PROBLEM DETAILS: Reproduce the data exactly and drop any pictures it holds.

(Data records)

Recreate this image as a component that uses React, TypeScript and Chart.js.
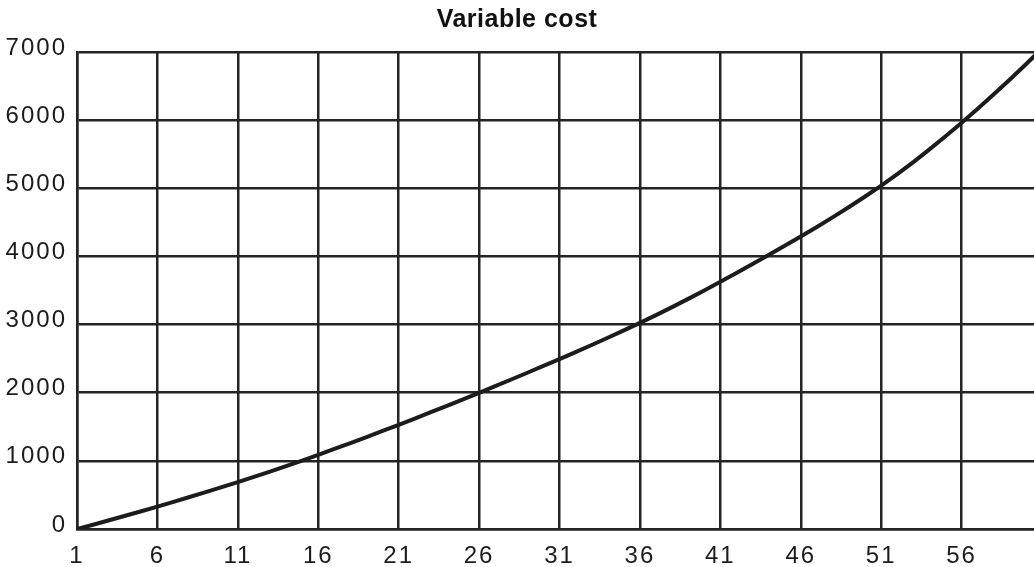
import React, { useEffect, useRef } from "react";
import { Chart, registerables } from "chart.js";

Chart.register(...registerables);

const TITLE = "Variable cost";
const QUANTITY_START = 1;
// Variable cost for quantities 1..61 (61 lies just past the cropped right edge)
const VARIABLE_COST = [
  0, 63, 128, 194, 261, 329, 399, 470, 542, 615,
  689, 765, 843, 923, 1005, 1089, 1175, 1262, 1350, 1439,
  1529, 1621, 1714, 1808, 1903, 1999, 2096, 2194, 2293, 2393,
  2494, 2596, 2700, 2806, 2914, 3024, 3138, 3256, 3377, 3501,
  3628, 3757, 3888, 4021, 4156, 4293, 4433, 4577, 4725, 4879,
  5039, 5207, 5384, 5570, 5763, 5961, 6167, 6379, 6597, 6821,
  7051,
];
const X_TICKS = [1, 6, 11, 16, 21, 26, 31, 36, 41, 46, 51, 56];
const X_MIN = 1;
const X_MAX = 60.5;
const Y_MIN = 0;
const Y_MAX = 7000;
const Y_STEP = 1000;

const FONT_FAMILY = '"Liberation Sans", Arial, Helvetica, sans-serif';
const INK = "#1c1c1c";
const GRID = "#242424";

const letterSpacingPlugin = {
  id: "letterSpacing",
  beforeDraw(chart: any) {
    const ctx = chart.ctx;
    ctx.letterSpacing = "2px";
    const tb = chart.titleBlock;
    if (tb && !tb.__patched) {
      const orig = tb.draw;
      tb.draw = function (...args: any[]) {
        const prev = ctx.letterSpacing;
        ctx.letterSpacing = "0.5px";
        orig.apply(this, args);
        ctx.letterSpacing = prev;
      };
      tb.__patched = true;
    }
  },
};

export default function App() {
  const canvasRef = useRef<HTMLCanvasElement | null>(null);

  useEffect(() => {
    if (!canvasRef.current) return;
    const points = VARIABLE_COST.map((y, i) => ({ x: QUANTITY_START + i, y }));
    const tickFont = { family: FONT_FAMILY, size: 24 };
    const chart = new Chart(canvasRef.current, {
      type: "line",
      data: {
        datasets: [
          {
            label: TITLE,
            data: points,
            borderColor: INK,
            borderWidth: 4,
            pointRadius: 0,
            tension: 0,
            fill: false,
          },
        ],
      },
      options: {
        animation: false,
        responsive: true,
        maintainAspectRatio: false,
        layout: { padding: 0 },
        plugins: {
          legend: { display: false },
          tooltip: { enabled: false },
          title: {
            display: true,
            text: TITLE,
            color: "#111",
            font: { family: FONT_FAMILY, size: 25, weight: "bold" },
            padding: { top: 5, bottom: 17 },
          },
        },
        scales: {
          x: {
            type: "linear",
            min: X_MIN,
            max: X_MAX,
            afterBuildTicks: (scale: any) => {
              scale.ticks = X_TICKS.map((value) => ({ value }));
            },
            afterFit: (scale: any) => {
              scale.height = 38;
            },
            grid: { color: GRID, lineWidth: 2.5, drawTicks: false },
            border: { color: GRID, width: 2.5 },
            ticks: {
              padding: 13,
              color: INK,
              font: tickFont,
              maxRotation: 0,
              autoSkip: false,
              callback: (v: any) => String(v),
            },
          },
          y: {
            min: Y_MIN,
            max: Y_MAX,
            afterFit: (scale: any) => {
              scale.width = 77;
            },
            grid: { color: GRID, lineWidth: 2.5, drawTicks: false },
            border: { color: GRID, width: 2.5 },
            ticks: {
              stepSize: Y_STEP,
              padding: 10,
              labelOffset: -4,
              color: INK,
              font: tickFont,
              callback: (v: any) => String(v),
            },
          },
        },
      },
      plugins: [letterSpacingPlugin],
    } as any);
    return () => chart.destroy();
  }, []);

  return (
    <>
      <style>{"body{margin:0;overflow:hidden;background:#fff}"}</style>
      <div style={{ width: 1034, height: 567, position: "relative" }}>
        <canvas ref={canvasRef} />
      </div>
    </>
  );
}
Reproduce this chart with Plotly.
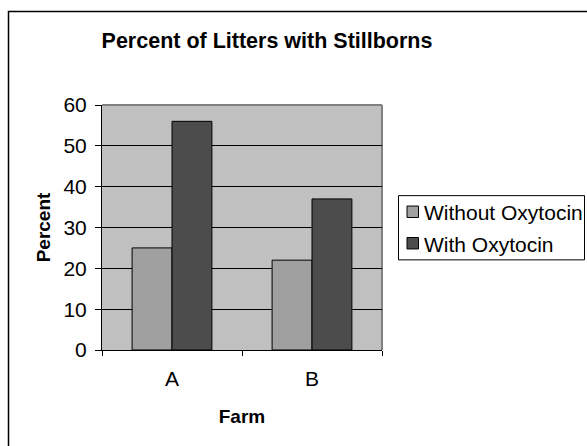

REPLY TO THE EXERCISE:
Recreate this image as a component that uses React, TypeScript and Chart.js.
import React, { useEffect, useRef } from "react";
import { Chart, registerables } from "chart.js";

Chart.register(...registerables);

const TITLE = "Variable cost";
const QUANTITY_START = 1;
// Variable cost for quantities 1..61 (61 lies just past the cropped right edge)
const VARIABLE_COST = [
  0, 63, 128, 194, 261, 329, 399, 470, 542, 615,
  689, 765, 843, 923, 1005, 1089, 1175, 1262, 1350, 1439,
  1529, 1621, 1714, 1808, 1903, 1999, 2096, 2194, 2293, 2393,
  2494, 2596, 2700, 2806, 2914, 3024, 3138, 3256, 3377, 3501,
  3628, 3757, 3888, 4021, 4156, 4293, 4433, 4577, 4725, 4879,
  5039, 5207, 5384, 5570, 5763, 5961, 6167, 6379, 6597, 6821,
  7051,
];
const X_TICKS = [1, 6, 11, 16, 21, 26, 31, 36, 41, 46, 51, 56];
const X_MIN = 1;
const X_MAX = 60.5;
const Y_MIN = 0;
const Y_MAX = 7000;
const Y_STEP = 1000;

const FONT_FAMILY = '"Liberation Sans", Arial, Helvetica, sans-serif';
const INK = "#1c1c1c";
const GRID = "#242424";

const letterSpacingPlugin = {
  id: "letterSpacing",
  beforeDraw(chart: any) {
    const ctx = chart.ctx;
    ctx.letterSpacing = "2px";
    const tb = chart.titleBlock;
    if (tb && !tb.__patched) {
      const orig = tb.draw;
      tb.draw = function (...args: any[]) {
        const prev = ctx.letterSpacing;
        ctx.letterSpacing = "0.5px";
        orig.apply(this, args);
        ctx.letterSpacing = prev;
      };
      tb.__patched = true;
    }
  },
};

export default function App() {
  const canvasRef = useRef<HTMLCanvasElement | null>(null);

  useEffect(() => {
    if (!canvasRef.current) return;
    const points = VARIABLE_COST.map((y, i) => ({ x: QUANTITY_START + i, y }));
    const tickFont = { family: FONT_FAMILY, size: 24 };
    const chart = new Chart(canvasRef.current, {
      type: "line",
      data: {
        datasets: [
          {
            label: TITLE,
            data: points,
            borderColor: INK,
            borderWidth: 4,
            pointRadius: 0,
            tension: 0,
            fill: false,
          },
        ],
      },
      options: {
        animation: false,
        responsive: true,
        maintainAspectRatio: false,
        layout: { padding: 0 },
        plugins: {
          legend: { display: false },
          tooltip: { enabled: false },
          title: {
            display: true,
            text: TITLE,
            color: "#111",
            font: { family: FONT_FAMILY, size: 25, weight: "bold" },
            padding: { top: 5, bottom: 17 },
          },
        },
        scales: {
          x: {
            type: "linear",
            min: X_MIN,
            max: X_MAX,
            afterBuildTicks: (scale: any) => {
              scale.ticks = X_TICKS.map((value) => ({ value }));
            },
            afterFit: (scale: any) => {
              scale.height = 38;
            },
            grid: { color: GRID, lineWidth: 2.5, drawTicks: false },
            border: { color: GRID, width: 2.5 },
            ticks: {
              padding: 13,
              color: INK,
              font: tickFont,
              maxRotation: 0,
              autoSkip: false,
              callback: (v: any) => String(v),
            },
          },
          y: {
            min: Y_MIN,
            max: Y_MAX,
            afterFit: (scale: any) => {
              scale.width = 77;
            },
            grid: { color: GRID, lineWidth: 2.5, drawTicks: false },
            border: { color: GRID, width: 2.5 },
            ticks: {
              stepSize: Y_STEP,
              padding: 10,
              labelOffset: -4,
              color: INK,
              font: tickFont,
              callback: (v: any) => String(v),
            },
          },
        },
      },
      plugins: [letterSpacingPlugin],
    } as any);
    return () => chart.destroy();
  }, []);

  return (
    <>
      <style>{"body{margin:0;overflow:hidden;background:#fff}"}</style>
      <div style={{ width: 1034, height: 567, position: "relative" }}>
        <canvas ref={canvasRef} />
      </div>
    </>
  );
}
Reproduce this chart with Plotly.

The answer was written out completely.